Dr. Benjamin Grady of Ripon College and President of the Eriogonum Society stated: “After the dust settled, it appeared that either white-tailed antelope ground squirrels or pocket gophers were responsible for the damage to about 60% of the global population of this already rare species. It is hypothesized that the mammalian culprit was drawn to the roots of the wild buckwheat after a particularly dry and stressful summer.”In February 2021, Ioneer released a statement acknowledging the change of administration - one very committed to electric vehicle production to help meet climate change mitigation goals - and reported its collaboration with The Conservation Fund to protect the Rhyolite Ridge Tiehm’s buckwheat. In a broader context, the proposed mine, like several other projects, presents a "green" conundrum of mining for EV batteries to reduce fossil-fueled transport versus species and ecosystem preservation.

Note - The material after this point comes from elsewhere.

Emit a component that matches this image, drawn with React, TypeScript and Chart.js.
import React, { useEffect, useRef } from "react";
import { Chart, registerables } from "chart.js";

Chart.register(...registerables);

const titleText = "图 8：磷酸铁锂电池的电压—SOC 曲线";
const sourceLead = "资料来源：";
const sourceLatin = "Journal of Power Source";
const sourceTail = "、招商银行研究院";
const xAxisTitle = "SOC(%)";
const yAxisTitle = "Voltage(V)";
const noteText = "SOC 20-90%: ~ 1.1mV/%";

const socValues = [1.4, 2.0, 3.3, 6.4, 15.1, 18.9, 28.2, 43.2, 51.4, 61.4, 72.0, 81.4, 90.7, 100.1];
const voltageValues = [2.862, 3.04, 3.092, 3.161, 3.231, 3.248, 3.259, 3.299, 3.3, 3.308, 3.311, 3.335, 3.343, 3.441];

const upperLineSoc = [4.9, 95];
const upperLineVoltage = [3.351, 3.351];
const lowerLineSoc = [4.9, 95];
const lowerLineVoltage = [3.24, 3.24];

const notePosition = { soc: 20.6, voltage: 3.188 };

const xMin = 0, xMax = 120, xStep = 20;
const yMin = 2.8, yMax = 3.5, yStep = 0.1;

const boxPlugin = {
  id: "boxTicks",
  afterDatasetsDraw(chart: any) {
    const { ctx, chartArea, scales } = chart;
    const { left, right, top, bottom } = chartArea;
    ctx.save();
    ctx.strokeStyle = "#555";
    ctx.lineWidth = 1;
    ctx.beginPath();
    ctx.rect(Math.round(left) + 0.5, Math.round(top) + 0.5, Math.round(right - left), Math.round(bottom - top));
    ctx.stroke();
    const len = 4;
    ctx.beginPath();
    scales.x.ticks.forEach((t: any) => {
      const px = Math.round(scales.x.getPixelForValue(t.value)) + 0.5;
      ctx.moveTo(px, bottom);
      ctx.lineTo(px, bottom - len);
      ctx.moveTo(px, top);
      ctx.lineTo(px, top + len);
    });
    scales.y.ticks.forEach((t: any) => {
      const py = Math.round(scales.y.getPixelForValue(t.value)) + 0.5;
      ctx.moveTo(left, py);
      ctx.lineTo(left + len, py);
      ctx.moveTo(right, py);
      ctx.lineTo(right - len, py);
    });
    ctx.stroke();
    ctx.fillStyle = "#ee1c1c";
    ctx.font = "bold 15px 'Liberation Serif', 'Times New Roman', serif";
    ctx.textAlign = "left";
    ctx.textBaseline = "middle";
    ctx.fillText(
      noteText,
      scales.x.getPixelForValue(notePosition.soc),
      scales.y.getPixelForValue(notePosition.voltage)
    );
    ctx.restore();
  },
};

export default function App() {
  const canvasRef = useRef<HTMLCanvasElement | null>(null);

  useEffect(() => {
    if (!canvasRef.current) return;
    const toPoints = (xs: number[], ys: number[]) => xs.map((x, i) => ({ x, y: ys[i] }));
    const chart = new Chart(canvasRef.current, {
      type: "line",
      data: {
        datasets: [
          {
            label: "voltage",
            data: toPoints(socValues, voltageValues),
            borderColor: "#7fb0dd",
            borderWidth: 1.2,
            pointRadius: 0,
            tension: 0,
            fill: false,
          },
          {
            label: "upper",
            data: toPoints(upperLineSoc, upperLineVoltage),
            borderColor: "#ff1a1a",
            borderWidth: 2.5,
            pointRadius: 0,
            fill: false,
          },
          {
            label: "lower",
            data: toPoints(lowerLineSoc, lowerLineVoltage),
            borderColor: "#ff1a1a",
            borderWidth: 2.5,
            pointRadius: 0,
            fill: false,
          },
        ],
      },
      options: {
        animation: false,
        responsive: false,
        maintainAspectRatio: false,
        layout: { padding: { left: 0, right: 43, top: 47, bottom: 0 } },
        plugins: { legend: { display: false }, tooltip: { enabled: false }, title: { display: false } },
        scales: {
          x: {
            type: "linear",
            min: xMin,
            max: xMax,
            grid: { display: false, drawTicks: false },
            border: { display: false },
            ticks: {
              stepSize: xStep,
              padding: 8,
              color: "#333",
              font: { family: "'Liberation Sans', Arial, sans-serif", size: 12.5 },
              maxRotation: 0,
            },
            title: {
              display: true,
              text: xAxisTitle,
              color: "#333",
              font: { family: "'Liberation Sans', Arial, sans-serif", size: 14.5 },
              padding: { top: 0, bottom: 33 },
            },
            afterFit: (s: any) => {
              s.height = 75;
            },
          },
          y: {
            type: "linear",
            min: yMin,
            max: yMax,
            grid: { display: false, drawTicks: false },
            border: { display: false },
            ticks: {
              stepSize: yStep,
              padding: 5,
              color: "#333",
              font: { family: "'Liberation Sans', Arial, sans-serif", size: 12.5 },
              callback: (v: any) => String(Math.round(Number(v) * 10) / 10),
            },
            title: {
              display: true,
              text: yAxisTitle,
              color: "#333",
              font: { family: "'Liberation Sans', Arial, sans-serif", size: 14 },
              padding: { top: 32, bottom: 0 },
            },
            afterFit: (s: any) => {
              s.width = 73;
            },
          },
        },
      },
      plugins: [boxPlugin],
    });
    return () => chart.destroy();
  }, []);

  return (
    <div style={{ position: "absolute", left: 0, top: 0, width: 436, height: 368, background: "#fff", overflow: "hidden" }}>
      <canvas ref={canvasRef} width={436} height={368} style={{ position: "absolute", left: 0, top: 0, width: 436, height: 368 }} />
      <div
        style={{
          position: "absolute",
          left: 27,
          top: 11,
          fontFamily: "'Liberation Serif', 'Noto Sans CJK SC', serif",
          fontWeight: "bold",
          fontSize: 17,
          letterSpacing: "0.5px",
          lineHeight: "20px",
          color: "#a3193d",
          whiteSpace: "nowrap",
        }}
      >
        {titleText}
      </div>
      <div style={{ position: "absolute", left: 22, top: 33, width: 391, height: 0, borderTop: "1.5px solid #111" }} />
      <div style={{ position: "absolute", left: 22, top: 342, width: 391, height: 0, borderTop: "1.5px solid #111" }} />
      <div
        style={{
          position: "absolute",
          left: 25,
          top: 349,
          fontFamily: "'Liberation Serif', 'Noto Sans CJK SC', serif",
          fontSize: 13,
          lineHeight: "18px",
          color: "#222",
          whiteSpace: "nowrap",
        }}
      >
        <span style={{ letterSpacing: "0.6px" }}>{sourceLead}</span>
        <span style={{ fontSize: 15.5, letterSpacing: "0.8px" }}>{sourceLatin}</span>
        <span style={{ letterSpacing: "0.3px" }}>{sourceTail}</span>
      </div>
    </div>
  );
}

In April 21, 2021, a federal judge gave the Fish and Wildlife Service 30 days to make a determination on whether to propose protection for Tiehm’s buckwheat.

On June 4, 2021 U.S. Fish and Wildlife published a 12-month finding that the petitioned action to list Tiehm’s buckwheat under the Endangered Species Act of 1973, as amended, is warranted.   "The Service, therefore, will promptly publish a proposed rule to list Tiehm's buckwheat. We will open a public comment period at the time of publication of the proposed rule. Any information received from the public prior to the publication of the proposed rule will be considered and addressed when we address comments received on the proposed rule."

On October 7, 2021, U.S. Fish and Wildlife issued a proposed rule published in the Federal Register to list Tiehm’s buckwheat as an endangered species under the Endangered Species Act. The USFWS stated that the Rhyolite Ridge project could have "an immense impact on the overall resiliency and continued viability of the species," as the subpopulation threatened by the mine is also the most productive at recruitment.